When author Mack Friedman was a teenager in Milwaukee in the 1980s, attending Rufus King High School, his deep interests included spirituality and sexuality, particularly trying to understand his homosexuality.
A child of parents who were scientists and atheists but still culturally Jewish — he recalled in a recent telephone interview that his father created his own “offbeat and funny and great” haggadah — Friedman would visit synagogues and churches on days when people were not there worshipping.
“That is still my favorite time to meditate and practice my own spirituality,” he said. The churches were usually open, but “it was harder to get into [the synagogues] when they were closed.”
As for sexuality, Friedman said that when he was 13 to 15, he “spent hours” at the University of Wisconsin-Milwaukee library reading on the topic, trying to understand himself in a place where he felt “little cultural affirmation” of who he was.

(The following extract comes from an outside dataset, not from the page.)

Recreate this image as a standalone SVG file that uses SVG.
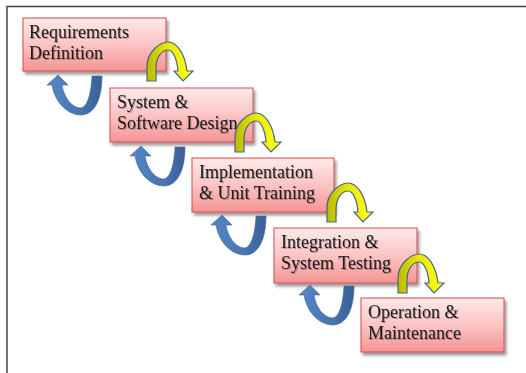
<svg xmlns="http://www.w3.org/2000/svg" width="526" height="373" viewBox="0 0 526 373">
<defs>
<linearGradient id="boxg" x1="0" y1="0" x2="0" y2="1">
<stop offset="0" stop-color="#ffe9e9"/>
<stop offset="0.5" stop-color="#fcc4c4"/>
<stop offset="1" stop-color="#f59494"/>
</linearGradient>
<linearGradient id="yelg" x1="0" y1="0" x2="1" y2="0">
<stop offset="0" stop-color="#b9b900"/>
<stop offset="0.45" stop-color="#e8e800"/>
<stop offset="1" stop-color="#ffff20"/>
</linearGradient>
<linearGradient id="blug" x1="0" y1="0" x2="1" y2="0">
<stop offset="0" stop-color="#5587c6"/>
<stop offset="0.6" stop-color="#4775b0"/>
<stop offset="1" stop-color="#3a6096"/>
</linearGradient>
<filter id="sh" x="-10%" y="-10%" width="130%" height="140%">
<feGaussianBlur in="SourceAlpha" stdDeviation="1.5"/>
<feOffset dx="1.5" dy="2.5" result="b"/>
<feComponentTransfer><feFuncA type="linear" slope="0.4"/></feComponentTransfer>
<feMerge><feMergeNode/><feMergeNode in="SourceGraphic"/></feMerge>
</filter>
<filter id="tsh" x="-5%" y="-20%" width="110%" height="150%">
<feGaussianBlur in="SourceAlpha" stdDeviation="0.6"/>
<feOffset dx="1" dy="1.2"/>
<feComponentTransfer><feFuncA type="linear" slope="0.3"/></feComponentTransfer>
<feMerge><feMergeNode/><feMergeNode in="SourceGraphic"/></feMerge>
</filter>
<path id="yarrow" d="M0,39 L0,24 C0,10 13,0 21,0 C30,0 38,12 40,29 L46,29 L36,39 L27,29 L31,29 C30,17 26,8 21,8 C15,8 9,15 9,26 L9,39 Z"/>
<path id="barrow" d="M11,0 L21,10 L15,10 C17,22 24,32 33,33 C40,33 44,20 45,1 L55,1 C55,25 47,40 34,40 C21,40 8,28 5,10 L0,10 Z"/>
</defs>
<style>
.box{fill:url(#boxg);stroke:#d24a4a;stroke-width:1;filter:url(#sh)}
.lbl{font-family:"Liberation Serif","Times New Roman",serif;font-size:18px;fill:#1a1a1a;filter:url(#tsh)}
.ya{fill:url(#yelg);stroke:#4a6585;stroke-width:1.2}
.ba{fill:url(#blug);stroke:#3d6494;stroke-width:0.6}
.frame{fill:none;stroke:#444;stroke-width:1.5}
</style>
<rect width="526" height="373" fill="#fff"/>
<path class="frame" d="M7,373 L7,6.5 L526,6.5"/>
<g id="n1">
<rect class="box" x="23" y="18" width="143" height="53"/>
<text class="lbl" x="29" y="38">Requirements</text>
<text class="lbl" x="29" y="58.5">Definition</text>
</g>
<g id="n2">
<rect class="box" x="110" y="88" width="143" height="54"/>
<text class="lbl" x="117" y="108">System &amp;</text>
<text class="lbl" x="117" y="128.5">Software Design</text>
</g>
<g id="n3">
<rect class="box" x="192" y="158" width="142" height="54"/>
<text class="lbl" x="199" y="178">Implementation</text>
<text class="lbl" x="199" y="198.5">&amp; Unit Training</text>
</g>
<g id="n4">
<rect class="box" x="274" y="228" width="143" height="55"/>
<text class="lbl" x="281" y="248">Integration &amp;</text>
<text class="lbl" x="281" y="268.5">System Testing</text>
</g>
<g id="n5">
<rect class="box" x="361" y="298" width="143" height="54"/>
<text class="lbl" x="368" y="318">Operation &amp;</text>
<text class="lbl" x="368" y="338.5">Maintenance</text>
</g>
<g id="connectors">
<use href="#yarrow" class="ya" transform="translate(147,42)"/>
<use href="#yarrow" class="ya" transform="translate(235,113)"/>
<use href="#yarrow" class="ya" transform="translate(327,183)"/>
<use href="#yarrow" class="ya" transform="translate(398,254)"/>
<use href="#barrow" class="ba" transform="translate(47,75)"/>
<use href="#barrow" class="ba" transform="translate(130,146)"/>
<use href="#barrow" class="ba" transform="translate(211,215)"/>
<use href="#barrow" class="ba" transform="translate(299,285)"/>
</g>
</svg>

Both of these interests are expressed in Friedman’s first novel and second book, “Setting the Lawn on Fire,” published recently by the University of Wisconsin Press.
Friedman, who now lives in Pittsburgh, was in Wisconsin this month to speak about his book at a Madison book fair and at the Harry W. Schwartz Bookshop on Milwaukee’s East Side.

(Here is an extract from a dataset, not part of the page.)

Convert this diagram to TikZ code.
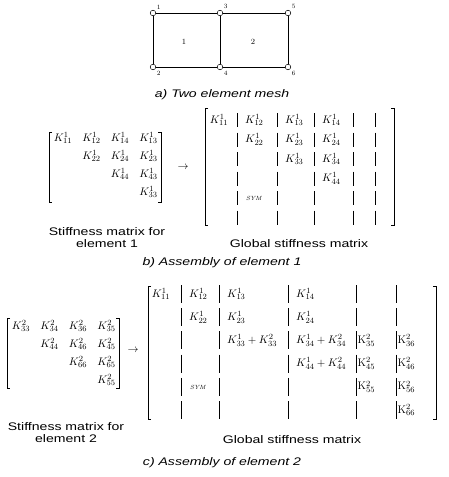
\documentclass[tikz,border=0pt]{standalone}
\usepackage{fontspec}
\newfontfamily\capsf[FakeStretch=1.28]{Liberation Sans}
\tikzset{x=1pt, y=-1pt}

\begin{document}
\begin{tikzpicture}[
  meshpt/.style={circle,draw,fill=white,inner sep=0pt,minimum size=5.6pt,line width=0.5pt},
  numlab/.style={font=\fontsize{6.5}{7}\selectfont,inner sep=0.5pt},
  ent/.style={font=\fontsize{11}{13}\selectfont,inner sep=0pt},
  symtext/.style={font=\fontsize{6}{7}\selectfont\itshape,inner sep=0pt},
  captext/.style={font=\capsf\fontsize{11}{12}\selectfont,align=center,inner sep=0pt},
  brk/.style={line width=0.6pt},
  barline/.style={line width=0.6pt}]
\useasboundingbox (0,0) rectangle (448,477);
% a) mesh
\node[meshpt,label={[numlab,label distance=1.5pt]45:1}] (n1) at (153,13) {};
\node[meshpt,label={[numlab,label distance=1.5pt]-45:2}] (n2) at (153,67) {};
\node[meshpt,label={[numlab,label distance=1.5pt]45:3}] (n3) at (220,13) {};
\node[meshpt,label={[numlab,label distance=1.5pt]-45:4}] (n4) at (220,67) {};
\node[meshpt,label={[numlab,label distance=1.5pt]45:5}] (n5) at (288,13) {};
\node[meshpt,label={[numlab,label distance=1.5pt]-45:6}] (n6) at (288,67) {};
\foreach \a/\b in {n1/n3,n3/n5,n2/n4,n4/n6,n1/n2,n3/n4,n5/n6}
\draw[line width=0.6pt] (\a) -- (\b);
\node[numlab,font=\fontsize{8}{9}\selectfont] (el1) at (184,42) {1};
\node[numlab,font=\fontsize{8}{9}\selectfont] (el2) at (253,42) {2};
\node[captext] (capa) at (222,95) {\itshape a) Two element mesh};
% b) element 1 matrix
\draw[brk] (52,132) -- (49,132) -- (49,202) -- (52,202);
\draw[brk] (158,132) -- (161,132) -- (161,202) -- (158,202);
\foreach \c/\r/\idx in {1/1/11,2/1/12,3/1/14,4/1/13,2/2/22,3/2/24,4/2/23,3/3/44,4/3/43,4/4/33}
\node[ent] (lb\idx) at ({63+28.5*(\c-1)},{138+18*(\r-1)}) {$K^1_{\idx}$};
\node[ent] (arb) at (183,167) {$\rightarrow$};
% b) global matrix
\draw[brk] (208,108) -- (205,108) -- (205,225) -- (208,225);
\draw[brk] (391,108) -- (394,108) -- (394,225) -- (391,225);
\foreach \x in {237,277,314,353,375} % edit here for the bars
\foreach \r in {0,...,5}
\draw[barline] (\x,{120+19.5*\r-7}) -- (\x,{120+19.5*\r+7});
\node[ent] (gb11) at (219,120) {$K^1_{11}$};
\foreach \x/\r/\idx in {237/0/12,237/1/22,277/0/13,277/1/23,277/2/33,314/0/14,314/1/24,314/2/34,314/3/44}
\node[ent,anchor=west] (gb\idx) at (\x+8,{120+19.5*\r}) {$K^1_{\idx}$};
\node[symtext,anchor=west] (gbsym) at (246,198) {SYM};
\node[captext] (lcapb) at (107,238) {Stiffness matrix for\\element 1};
\node[captext] (gcapb) at (299,244) {Global stiffness matrix};
\node[captext] (capb) at (222,263) {\itshape b) Assembly of element 1};
% c) element 2 matrix
\draw[brk] (10,318) -- (7,318) -- (7,388) -- (10,388);
\draw[brk] (116,318) -- (119,318) -- (119,388) -- (116,388);
\foreach \c/\r/\idx in {1/1/33,2/1/34,3/1/36,4/1/35,2/2/44,3/2/46,4/2/45,3/3/66,4/3/65,4/4/55}
\node[ent] (lc\idx) at ({21+28.5*(\c-1)},{326+18*(\r-1)}) {$K^2_{\idx}$};
\node[ent] (arc) at (133,350) {$\rightarrow$};
% c) global matrix
\draw[brk] (151,286) -- (148,286) -- (148,419) -- (151,419);
\draw[brk] (433,286) -- (436,286) -- (436,419) -- (433,419);
\foreach \x in {181,219,288,356,396}
\foreach \r in {0,...,5}
\draw[barline] (\x,{294+23.2*\r-9}) -- (\x,{294+23.2*\r+9});
\node[ent] (gc11) at (161,294) {$K^1_{11}$};
\foreach \x/\r/\idx in {181/0/12,181/1/22,219/0/13,219/1/23,288/0/14,288/1/24}
\node[ent,anchor=west] (gc\idx) at (\x+8,{294+23.2*\r}) {$K^1_{\idx}$};
\foreach \x/\r/\idx in {219/2/33,288/2/34,288/3/44}
\node[ent,anchor=west] (gc\idx) at (\x+8,{294+23.2*\r}) {$K^1_{\idx}+K^2_{\idx}$};
\foreach \x/\r/\idx in {356/2/35,356/3/45,356/4/55,396/2/36,396/3/46,396/4/56,396/5/66}
\node[ent,anchor=west] (gc\idx) at (\x+1.5,{294+23.2*\r}) {$\mathrm{K}^2_{\idx}$};
\node[symtext,anchor=west] (gcsym) at (190,387) {SYM};
\node[captext] (lcapc) at (66,433) {Stiffness matrix for\\element 2};
\node[captext] (gcapc) at (292,440) {Global stiffness matrix};
\node[captext] (capc) at (222,463) {\itshape c) Assembly of element 2};
\end{tikzpicture}
\end{document}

The novel, Friedman told The Chronicle, is a “coming of age” story – “almost a kind of Huck Finn book, in a way, without being quite as good.” According to the jacket notes, it is about a Jewish gay man who grows up in Milwaukee and “embarks on a journey of sexual discovery that leads him from Wisconsin to Alaska, Philadelphia, and Mexico.”
A ‘Wandering Jew’
Some of this is autobiographical, Friedman said. He did at one point travel to Alaska, and that chapter in the novel “is almost entirely truthful … Those pretty much were my experiences.”
But most of the rest is made up, including the death of the protagonist’s mother, for which he sits shiva in the only clear reference to Judaism in the book, he said. “Life is not neat or tight enough to turn into a good story,” Friedman said.
Yet Judaism and Jewish experience in America are themes of the book, even in the general absence of the former, he said. “I think the character is trying very hard not to see who he really is. A lot of gays go through that. If there’s a thing he feels conflicted about, like religion, he avoids that.”
And Friedman said he has a powerful sense of “American Jewish rootlessness,” a “Wandering Jew feeling.”
“I think that’s what the book expresses about Judaism,” he said. “Jews have always been running. Sometimes they run to stick to [Judaism] and sometimes they are running away from it.”
Friedman himself has certainly wandered in his life. Born in Chicago, he came to Milwaukee as a pre-teen and stayed through high school. He attended a small liberal arts college in Pennsylvania, where he majored in English. He traveled to Alaska and West Virginia; and worked for “a couple of years” as a social worker dealing with street prostitutes in Minneapolis.
This last experience led him to research and write his first book, “Strapped for Cash: A History of American Hustler Culture.” “It was impossible to find decent research” on the history and what worked in helping men and transgender people working as prostitutes, he said. “I was at my wit’s end.”
“I thought I could offer the next person to do this kind of work some information and knowledge to work with,” he said.
Some of that research and experience apparently went into the novel as well. According to the jacket notes, the protagonist becomes “a hustler who learns to provide the blank canvas for other people’s dreams.”
But the primary sources for the second book were “collections of fantasies and desires and fears and imaginations” that he had been writing since he was “17 or 18.”
He revamped that material considerably for the novel. “When you write when you’re 19, you’re not very good at it,” he said. Nevertheless, he “tried to remain true to the voice I had back then…. It is very raw in that respect.”
Friedman now works in an HIV clinic and is working on a master’s degree in public health while doing research at the clinic. And it is likely that some of this experience will become material for his next book, he said.
“I was an HIV tester for a long time,” he said. “And here where I live, that is like being a priest. People will tell you their darkest secrets and seek forgiveness or punishment in the test results.”
So the next book will be “looking at HIV as a metaphor for sin and punishment and expiation,” but it “will be a little time in the making.”